Tue, Dec 17, 2002 - Page 8 News List

Jiang's proposal a lesson in realism

By Lee Wen-Chung 李文忠 and Su Tzu-Yun 蘇紫雲

During the summit between US President George W. Bush and Chinese President Jiang Zemin (江澤民), Jiang proposed the removal of missiles from the Taiwan Strait in exchange for a decrease in arms sales to Taipei. Although Bush disarmed him simply by saying, "We are not that naive," the repercussions are still reverberating. What's more, according to former US State Department officials, the ball may soon be knocked into Tai-wan's court, where it could become hard to play.

Beijing's security policies have become more adaptable and flexible in recent years, mainly because those policies are still centered on "stabilizing the periphery and developing the economy." This is to highlight the fact that China is attempting the mature handling of international issues to show that it is sensible and capable of cooperation. We outline below, on the basis of Jiang's reasoning, a number of issues that arise from his offer and the responses that we would recommend.

First, it may have been a propaganda exercise to test the reactions of US and international media. China used the format and location of the APEC summit in Mexico to propose this way of reducing the risk of a military stand-off. It could be said that guided missiles have a high propaganda value and Jiang's proposal naturally provides several advantages in terms of public opinion.

To this, Minister of Foreign Affairs Eugene Chien (簡又新) used the analogy of "apples and oranges," saying that China's "missiles for arms sales" proposal is not a balanced one. There is some truth to this statement and the Ministry of National Defense believes that China's verbal goodwill is of no substantive value, but debate on the matter continues. To ensure that Taipei's point of view is heard, the two ministries should intensify their discussion on measures that could make for a good balance, in terms of both propaganda and substance.

Second, it is worth watching to see if Washington's China policies are changing. When the Bush administration took office, its statements and policies were clearly biased toward Taiwan, but this situation changed after the Sept. 11 attacks. The main reason was that terrorist activities had become a real threat to the US and so it became important to win China's cooperation.

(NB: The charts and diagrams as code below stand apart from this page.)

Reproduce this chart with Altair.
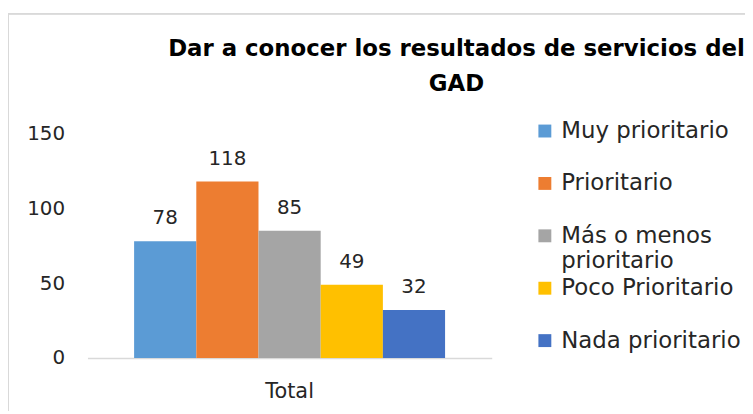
import altair as alt
import pandas as pd

categories = ["Muy prioritario", "Prioritario", "Más o menos prioritario", "Poco Prioritario", "Nada prioritario"]
values = [78, 118, 85, 49, 32]
colors = ["#5B9BD5", "#ED7D31", "#A5A5A5", "#FFC000", "#4472C4"]
group = ["Total"] * 5
title_lines = ["Dar a conocer los resultados de servicios del", "GAD"]
y_ticks = [0, 50, 100, 150]

df = pd.DataFrame({"grupo": group, "categoria": categories, "valor": values})

FONT = "DejaVu Sans"
W, H = 407, 226

x = alt.X("grupo:N", title=None,
          scale=alt.Scale(paddingInner=0, paddingOuter=0.15),
          axis=alt.Axis(labelAngle=0, domainColor="#d9d9d9", domainWidth=1.5, ticks=False,
                        labelFont=FONT, labelFontSize=21, labelColor="#262626", labelPadding=23))
xo = alt.XOffset("categoria:N", sort=categories, scale=alt.Scale(paddingInner=0, paddingOuter=0))
y = alt.Y("valor:Q", title=None,
          scale=alt.Scale(domain=[0, 150], nice=False),
          axis=alt.Axis(values=y_ticks, grid=False, domain=False, ticks=False,
                        labelFont=FONT, labelFontSize=20, labelColor="#262626", labelPadding=23))

color = alt.Color("categoria:N", sort=categories,
                  scale=alt.Scale(domain=categories, range=colors),
                  legend=alt.Legend(title=None, orient="none", legendX=449, legendY=-14,
                                    symbolType="square", symbolSize=169, symbolStrokeWidth=0,
                                    labelFont=FONT, labelFontSize=23, labelColor="#262626",
                                    labelOffset=5, rowPadding=3.75, labelLimit=300, gridAlign="all",
                                    labelExpr="datum.label == 'Más o menos prioritario' ? ['Más o menos', 'prioritario'] : datum.label"))

bars = alt.Chart(df).mark_bar().encode(x=x, xOffset=xo, y=y, color=color)

labels = alt.Chart(df).mark_text(baseline="alphabetic", dy=-17, font=FONT, fontSize=20, color="#262626").encode(
    x=x, xOffset=xo, y=y, text="valor:Q")

border_top = alt.Chart(df).mark_rule(color="#d9d9d9", strokeWidth=1).encode(
    x=alt.value(-79.5), x2=alt.value(700), y=alt.value(-120.5))
border_left = alt.Chart(df).mark_rule(color="#d9d9d9", strokeWidth=1).encode(
    x=alt.value(-79.5), y=alt.value(-120.5), y2=alt.value(300))

chart = alt.layer(border_top, border_left, bars, labels).properties(
    width=W, height=H,
    padding={"left": 80, "top": 125, "right": 255, "bottom": 52},
    autosize=alt.AutoSizeParams(type="none"),
    title=alt.Title(text=title_lines, anchor="middle", frame="group", dx=168, offset=0, dy=83,
                    font=FONT, fontSize=23, fontWeight="bold", color="#000000", lineHeight=35),
).configure_view(stroke=None)

chart.save("out.html", embed_options={"renderer": "svg", "actions": False})
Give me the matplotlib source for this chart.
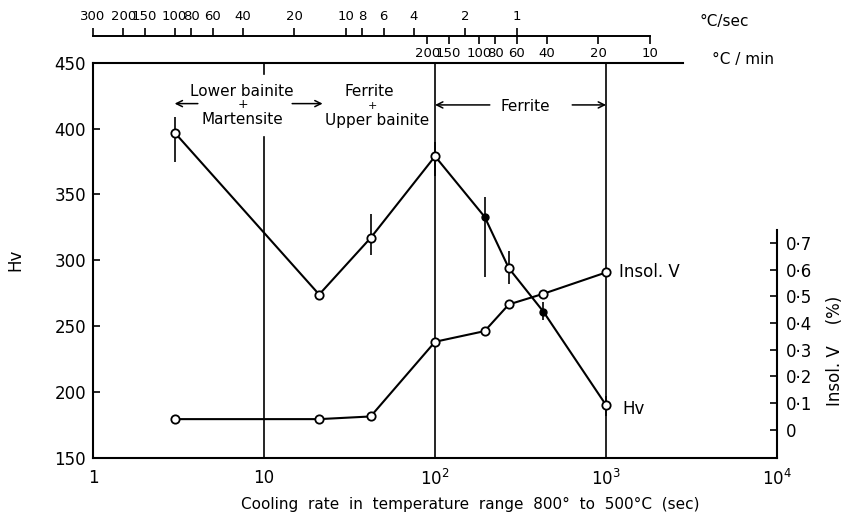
import numpy as np
import matplotlib
matplotlib.use('Agg')
import matplotlib.pyplot as plt
from matplotlib.ticker import NullLocator

plt.rcParams['font.family'] = 'DejaVu Sans'
plt.rcParams['font.size'] = 11

# cooling time 800 -> 500 C (sec) of each specimen
cool_time = [3, 21, 42, 100, 195, 270, 430, 1000]
hv = [397, 274, 317, 379, 333, 294, 261, 190]
hv_low = [375, 270, 304, 364, 287, 282, 255, 182]
hv_high = [409, 277, 335, 390, 348, 307, 268, 197]
hv_filled = [False, False, False, False, True, False, True, False]
insol_v = [0.04, 0.04, 0.05, 0.33, 0.37, 0.47, 0.51, 0.59]

phase_lines = [10, 100, 1000]

x_ticks = [1, 10, 100, 1000, 10000]
x_labels = ['1', '10', '$10^2$', '$10^3$', '$10^4$']
hv_ticks = [150, 200, 250, 300, 350, 400, 450]
insol_ticks = [0, 0.1, 0.2, 0.3, 0.4, 0.5, 0.6, 0.7]
insol_labels = ['0', '0·1', '0·2', '0·3', '0·4', '0·5', '0·6', '0·7']
rate_sec_ticks = [300, 200, 150, 100, 80, 60, 40, 20, 10, 8, 6, 4, 2, 1]
rate_min_ticks = [200, 150, 100, 80, 60, 40, 20, 10]


def sec_rate(t):
    # 300 C drop over t seconds -> C/sec
    with np.errstate(divide='ignore', invalid='ignore'):
        return 300.0 / np.asarray(t, dtype=float)


def min_rate(t):
    with np.errstate(divide='ignore', invalid='ignore'):
        return 18000.0 / np.asarray(t, dtype=float)


fig = plt.figure(figsize=(8.46, 5.25), dpi=100)
ax = fig.add_axes([0.110, 0.128, 0.8085, 0.7524])
ax.set_xscale('log')
ax.set_xlim(1, 10000)
ax.set_ylim(150, 450)

# phase boundaries
ax.axvline(phase_lines[0], ymin=0, ymax=0.813, color='k', lw=1.2)
ax.axvline(phase_lines[0], ymin=0.972, ymax=1, color='k', lw=1.2)
for x in phase_lines[1:]:
    ax.axvline(x, color='k', lw=1.2)

# Hv
t = np.array(cool_time)
h = np.array(hv)
filled = np.array(hv_filled)
ax.vlines(t, hv_low, hv_high, color='k', lw=1.2)
ax.plot(t, h, color='k', lw=1.5)
ax.plot(t[~filled], h[~filled], 'o', ms=6, mfc='white', mec='k', mew=1.3)
ax.plot(t[filled], h[filled], 'o', ms=5, mfc='k', mec='k')

ax.set_xticks(x_ticks, x_labels)
ax.xaxis.set_minor_locator(NullLocator())
ax.tick_params(axis='x', length=0, pad=8, labelsize=12)
ax.set_yticks(hv_ticks)
ax.tick_params(axis='y', direction='in', length=5, width=1.2, pad=5, labelsize=12)
ax.set_ylabel('Hv', fontsize=12)
ax.yaxis.set_label_coords(-0.1, 0.5)
ax.set_xlabel('Cooling  rate  in  temperature  range  800°  to  500°C  (sec)', fontsize=11)
ax.xaxis.set_label_coords(0.551, -0.1)

for s in ['left', 'bottom', 'top']:
    ax.spines[s].set_linewidth(1.5)
ax.spines['right'].set_visible(False)
ax.spines['top'].set_bounds(1, 2800)

# Insol. V on the right
ax2 = ax.twinx()
ax2.set_ylim(-0.105, 1.376)
ax2.plot(cool_time, insol_v, '-o', color='k', lw=1.5, ms=6, mfc='white', mec='k', mew=1.3)
ax2.set_yticks(insol_ticks, insol_labels)
ax2.tick_params(axis='y', direction='in', length=5, width=1.2, pad=6, labelsize=12)
for s in ['left', 'bottom', 'top']:
    ax2.spines[s].set_visible(False)
ax2.spines['right'].set_linewidth(1.5)
ax2.spines['right'].set_bounds(-0.105, 0.75)
ax2.set_ylabel('Insol. V    (%)', fontsize=12)
ax2.yaxis.set_label_coords(1.072, 0.27)

ax.annotate('Hv', xy=(cool_time[-1], hv[-1]), xytext=(12, -3),
            textcoords='offset points', va='center', fontsize=12)
ax2.annotate('Insol. V', xy=(cool_time[-1], insol_v[-1]), xytext=(9, 0),
             textcoords='offset points', va='center', fontsize=12)

# structure labels
ax.text(7.4, 428, 'Lower bainite', ha='center', va='center')
ax.text(7.5, 418, '+', ha='center', va='center', fontsize=9)
ax.text(7.5, 407, 'Martensite', ha='center', va='center')
ax.text(41, 428, 'Ferrite', ha='center', va='center')
ax.text(43, 417, '+', ha='center', va='center', fontsize=8)
ax.text(46, 406, 'Upper bainite', ha='center', va='center')
ax.text(336, 417, 'Ferrite', ha='center', va='center')
arrow = dict(arrowstyle='->', lw=1.1, color='k', shrinkA=0, shrinkB=0)
ax.annotate('', xy=(3.0, 419), xytext=(4.1, 419), arrowprops=arrow)
ax.annotate('', xy=(22, 419), xytext=(14.6, 419), arrowprops=arrow)
ax.annotate('', xy=(100, 418), xytext=(209, 418), arrowprops=arrow)
ax.annotate('', xy=(1000, 418), xytext=(634, 418), arrowprops=arrow)

# cooling rate scales on top
sec = ax.secondary_xaxis(1.068, functions=(sec_rate, sec_rate))
sec.set_ticks(rate_sec_ticks, labels=[str(v) for v in rate_sec_ticks])
sec.xaxis.set_minor_locator(NullLocator())
sec.tick_params(direction='out', length=6, width=1.2, pad=3, labelsize=9.5)
sec.spines['top'].set_linewidth(1.4)
sec.spines['top'].set_bounds(300 / 1800, 300)

smin = ax.secondary_xaxis(1.068, functions=(min_rate, min_rate))
smin.set_alignment('bottom')
smin.set_ticks(rate_min_ticks, labels=[str(v) for v in rate_min_ticks])
smin.xaxis.set_minor_locator(NullLocator())
smin.tick_params(direction='out', length=6, width=1.2, pad=2, labelsize=9.5)
smin.spines['bottom'].set_visible(False)

ax.text(0.887, 1.104, '°C/sec', transform=ax.transAxes, va='center', fontsize=11)
ax.text(0.905, 1.008, '°C / min', transform=ax.transAxes, va='center', fontsize=11)

fig.savefig('out.png', dpi=100)
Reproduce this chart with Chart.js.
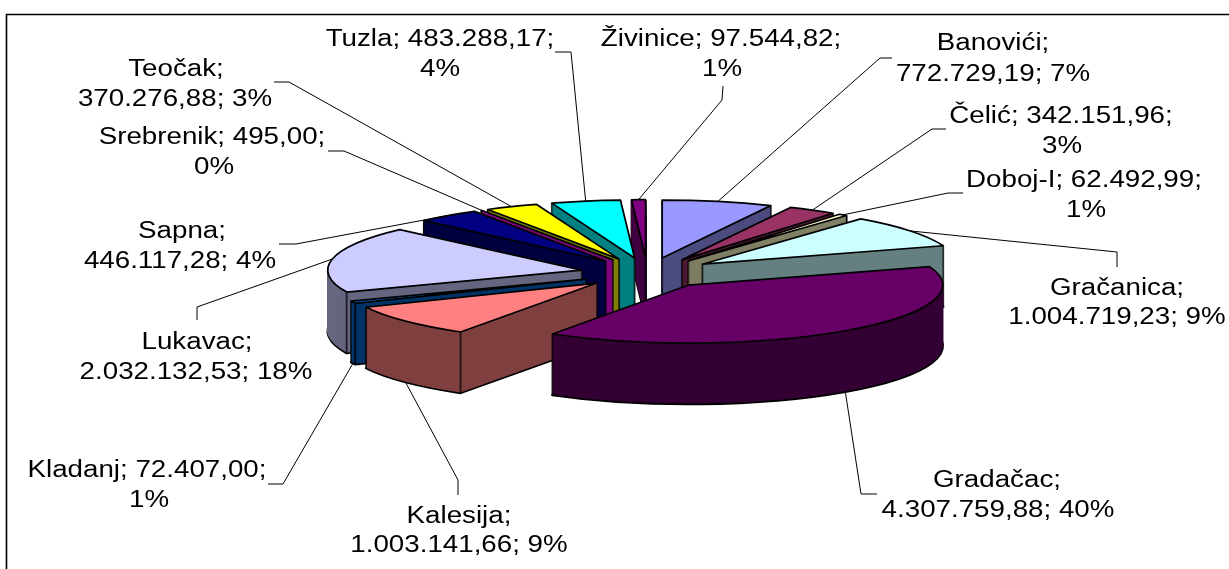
<!DOCTYPE html>
<html>
<head>
<meta charset="utf-8">
<style>
  html, body { margin: 0; background: #fff; }
  canvas { display: block; }
</style>
<script src="https://cdn.jsdelivr.net/npm/chart.js@4"></script>
</head>
<body>
<canvas id="pie3d" width="1229" height="569"></canvas>
<script>
// Data
const categories = ['Banovići', 'Čelić', 'Doboj-I', 'Gračanica', 'Gradačac', 'Kalesija', 'Kladanj',
  'Lukavac', 'Sapna', 'Srebrenik', 'Teočak', 'Tuzla', 'Živinice'];
const values = [772729.19, 342151.96, 62492.99, 1004719.23, 4307759.88, 1003141.66, 72407.00,
  2032132.53, 446117.28, 495.00, 370276.88, 483288.17, 97544.82];
const percents = [7, 3, 1, 9, 40, 9, 1, 18, 4, 0, 3, 4, 1];
const topColors = ['#9999FF', '#993366', '#FFFFCC', '#CCFFFF', '#660066', '#FF8080', '#0066CC',
  '#CCCCFF', '#000080', '#FF00FF', '#FFFF00', '#00FFFF', '#800080'];
const wallColors = ['#4C4C80', '#4C1933', '#808066', '#668080', '#330033', '#804040', '#003366',
  '#666680', '#000040', '#800080', '#808000', '#008080', '#400040'];

// Label placement: split = line break after name or after value, lines = [centre x, baseline], elbow = leader bend
const labelLayout = [
  { split: 'name', lines: [[993, 50], [993, 81]], elbow: [[892, 58], [880, 58]] },
  { split: 'value', lines: [[1061, 123], [1062, 153]], elbow: [[946, 129], [932, 129]] },
  { split: 'value', lines: [[1084, 187], [1086, 217]], elbow: [[963, 193], [948, 193]] },
  { split: 'name', lines: [[1117, 295], [1117, 324]], elbow: [[1117, 267], [1117, 252]] },
  { split: 'name', lines: [[997, 487], [998, 517]], elbow: [[877, 494], [861, 494]] },
  { split: 'name', lines: [[459, 523], [459, 552]], elbow: [[458, 495], [458, 480]] },
  { split: 'value', lines: [[147, 477], [149, 507]], elbow: [[268, 484], [283, 484]] },
  { split: 'name', lines: [[197, 349], [196, 379]], elbow: [[197, 320], [197, 307]] },
  { split: 'name', lines: [[182, 238], [180, 268]], elbow: [[279, 244], [296, 244]] },
  { split: 'value', lines: [[212, 144], [214, 174]], elbow: [[328, 151], [344, 151]] },
  { split: 'name', lines: [[176, 76], [175, 106]], elbow: [[274, 82], [289, 82]] },
  { split: 'value', lines: [[440, 46], [440, 76]], elbow: [[555, 52], [571, 52]] },
  { split: 'value', lines: [[721, 46], [722, 76]], elbow: [[723, 86], [722, 100]] }
];

// View of the tilted pie, in screen pixels
const view = { cx: 647.5, cy: 273, rx: 254, ry: 58, depth: 61, explode: 0.264 };

function labelLines(i) {
  const num = values[i].toLocaleString('de-DE', { minimumFractionDigits: 2, maximumFractionDigits: 2 });
  if (labelLayout[i].split === 'name') return [categories[i] + ';', num + '; ' + percents[i] + '%'];
  return [categories[i] + '; ' + num + ';', percents[i] + '%'];
}

// screen position of a rim point of slice el, r is 0 at the apex and 1 on the rim
function rimPoint(el, angle, r, z) {
  const mid = (el.startAngle + el.endAngle) / 2;
  return {
    x: view.cx + view.rx * (Math.cos(mid) * view.explode + Math.cos(angle) * r),
    y: view.cy + view.ry * (Math.sin(mid) * view.explode + Math.sin(angle) * r) + z
  };
}

function drawSlice(chart, el, z, fill, stroke, width) {
  const ctx = chart.ctx;
  const mid = (el.startAngle + el.endAngle) / 2;
  const R = el.outerRadius;
  const saved = el.options;
  el.options = {
    offset: 0, spacing: 0, circular: true, borderAlign: 'center', borderRadius: 0,
    backgroundColor: fill, borderColor: stroke, borderWidth: width, borderJoinStyle: 'round'
  };
  ctx.save();
  ctx.translate(view.cx, view.cy + z);
  ctx.scale(view.rx / R, view.ry / R);
  ctx.translate(Math.cos(mid) * view.explode * R - el.x, Math.sin(mid) * view.explode * R - el.y);
  el.draw(ctx);
  ctx.restore();
  el.options = saved;
}

const pie3d = {
  id: 'pie3d',
  beforeDatasetDraw(chart, args) {
    const ctx = chart.ctx;
    const arcs = args.meta.data;
    // strokes stay even: the path is already squashed when it is stroked
    const nativeStroke = ctx.stroke;
    ctx.stroke = function () {
      ctx.save();
      ctx.setTransform(1, 0, 0, 1, 0, 0);
      nativeStroke.call(ctx);
      ctx.restore();
    };

    // walls: stack of layers from the bottom up, so nearer parts cover farther ones
    for (let z = view.depth; z > 0; z--) {
      arcs.forEach((el, i) => {
        const bottom = z === view.depth;
        drawSlice(chart, el, z, wallColors[i], bottom ? '#000' : wallColors[i], bottom ? 2.4 : 1);
      });
      ctx.fillStyle = '#000';
      arcs.forEach(el => {
        [rimPoint(el, el.startAngle, 1, z), rimPoint(el, el.endAngle, 1, z), rimPoint(el, 0, 0, z)].forEach(p => {
          ctx.fillRect(p.x - 0.9, p.y - 0.5, 1.8, 1);
        });
      });
    }
    // top faces
    arcs.forEach((el, i) => drawSlice(chart, el, 0, topColors[i], '#000', 1.7));

    delete ctx.stroke;
    return false;
  },
  afterDraw(chart) {
    const ctx = chart.ctx;
    const arcs = chart.getDatasetMeta(0).data;

    // frame, open to the right and bottom
    ctx.strokeStyle = '#000';
    ctx.lineWidth = 1.6;
    ctx.beginPath();
    ctx.moveTo(6.5, 569);
    ctx.lineTo(6.5, 14.5);
    ctx.lineTo(1229, 14.5);
    ctx.stroke();

    // leader lines
    ctx.lineWidth = 1;
    arcs.forEach((el, i) => {
      const mid = (el.startAngle + el.endAngle) / 2;
      const end = rimPoint(el, mid, 1, Math.sin(mid) > 0 ? view.depth : 0);
      ctx.beginPath();
      ctx.moveTo(labelLayout[i].elbow[0][0], labelLayout[i].elbow[0][1]);
      ctx.lineTo(labelLayout[i].elbow[1][0], labelLayout[i].elbow[1][1]);
      ctx.lineTo(end.x, end.y);
      ctx.stroke();
    });

    // labels, wide like the stretched original
    ctx.fillStyle = '#000';
    ctx.font = '23.3px "Liberation Sans", Arial, sans-serif';
    ctx.textAlign = 'center';
    ctx.textBaseline = 'alphabetic';
    categories.forEach((name, i) => {
      labelLines(i).forEach((text, j) => {
        const pos = labelLayout[i].lines[j];
        ctx.save();
        ctx.translate(pos[0], pos[1]);
        ctx.scale(1.19, 1);
        ctx.fillText(text, 0, 0);
        ctx.restore();
      });
    });
  }
};

new Chart(document.getElementById('pie3d').getContext('2d'), {
  type: 'pie',
  data: {
    labels: categories,
    datasets: [{ data: values, backgroundColor: topColors }]
  },
  options: {
    responsive: false,
    animation: false,
    plugins: { legend: { display: false }, tooltip: { enabled: false } }
  },
  plugins: [pie3d]
});
</script>
</body>
</html>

Of course, from a strategic point of view, even if deals are made under the table between Beijing and Washington, the US cannot accept unequal deals like Jiang's "missiles for arms sales" offer. The problem is, however, that if Taiwan cannot propose a constructive response, US strategy in the Taiwan Strait will tip toward the other side, marginalizing Taipei.

Finally, China may have been proposing to adopt formal disarmament measures controlling the total number of missiles, perhaps even destroying them. Of course, it is employing diplomatic pressure, military threats and economic unification against Taiwan, objectives which this possibility would not appear to serve. But if China really were to disarm along the Taiwan Strait, Taipei could consider responding by means of declarations or track-two dialogue in an attempt to put an early end to the arms race.

It may be that the future will see a never-ending stream of more flexible policies from Beijing. For Taiwan, Jiang's offer provides a lesson in realism. Only with the close integration of national security, national defense, diplomacy and the China affairs network will an effective national security team be developed, with the ability to generate comprehensive strategies to meet the range of challenges that Taiwan faces on these fronts.